With this info, any further tips on what would be the best way to handle it?

That’s a couple orders of magnitude higher than any backup job that I personally run. I’m not sure how well Duplicati would handle that number of files. If you have the time and inclination, you could certainly give it a shot.

Welcome to the forum @mazz

I think the posted record is at least 26 million, here. It seemingly worked well enough to be worth a bug fix.

YMMV and please also test administrative actions like how long it takes to recreate DB if drive or DB dies.
I’ve seen Duplicati take awhile to read through dlist files, one per version, and yours are likely very large.

If you need to keep all versions, that’s lots of versions on top of a big file per version. Can’t you thin them?

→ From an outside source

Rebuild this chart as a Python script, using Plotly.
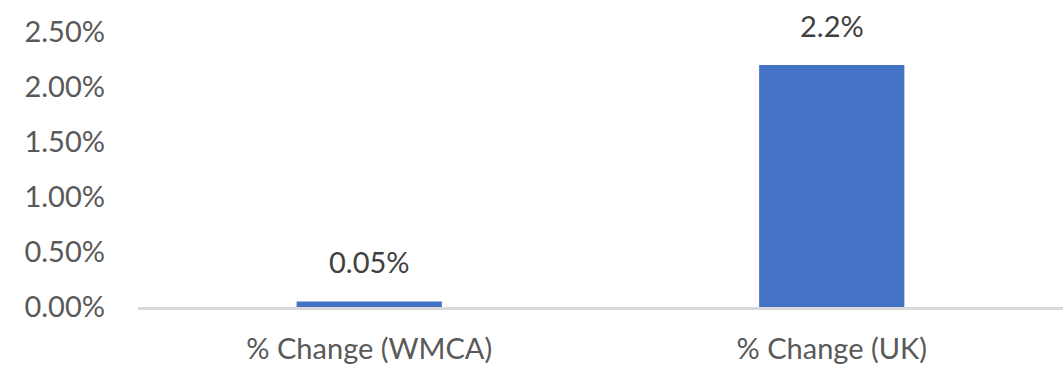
import plotly.graph_objects as go

# Percentage change, WMCA vs UK
categories = ["% Change (WMCA)", "% Change (UK)"]
values = [0.0005, 0.022]
value_labels = ["0.05%", "2.2%"]

y_ticks = [0, 0.005, 0.01, 0.015, 0.02, 0.025]

BAR_COLOR = "#4472C4"
FONT = "Lato, Open Sans, sans-serif"
FS = 29

fig = go.Figure(
    go.Bar(
        x=categories,
        y=values,
        marker=dict(color=BAR_COLOR, line=dict(width=0)),
        hoverinfo="skip",
    )
)

# value labels above each bar
for cat, val, lab in zip(categories, values, value_labels):
    fig.add_annotation(
        x=cat, y=val, text=lab, showarrow=False,
        yanchor="middle", yshift=40,
        font=dict(family=FONT, size=FS, color="#404040"),
    )

fig.update_layout(
    width=1064, height=367,
    margin=dict(l=138, r=1, t=32, b=60),
    paper_bgcolor="white", plot_bgcolor="white",
    bargap=0.686,
    showlegend=False,
    font=dict(family=FONT, size=FS, color="#595959"),
)
fig.update_xaxes(
    showline=True, linecolor="#D9D9D9", linewidth=3,
    showgrid=False, ticks="", ticklabelstandoff=14,
    tickfont=dict(family=FONT, size=FS, color="#595959"),
)
fig.update_yaxes(
    range=[0, 0.025], tickvals=y_ticks, tickformat=".2%",
    showgrid=False, zeroline=False, showline=False,
    ticks="", ticklabelstandoff=32,
    tickfont=dict(family=FONT, size=FS, color="#595959"),
)

fig.write_html("out.html")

I’m not sure what the turnover rate is for file content, but typically a new job means a lot more data saved.
I’m also not sure about the client’s attitude about backups. They had none before? Ideally, have several…

You might also find less performance than you like in GUI operations like browsing files in a Restore tree.

EDIT:

Actually, I’m not sure what “new job” means. It’s more space if it’s a clone of old to different storage area.
This method does add some historical safety. If new job breaks, maybe old job can still restore older files.
If it’s a fresh redo of original, it’s not more storage, but a big upload, and it conflicts with keeping versions.

Yeah, didn’t think about that. Recreating the DB to test my restore might be a problem, but I’ll have to give it a try.

About retention, I’ll do that, probably with the same policy I did in the other client I mentioned. There will probably be around 40 versions, still.

Not an ideal scenario to test things, but I think I’ll have to do that. I’ll reach back if shit hits the fan lol. Thanks everyone.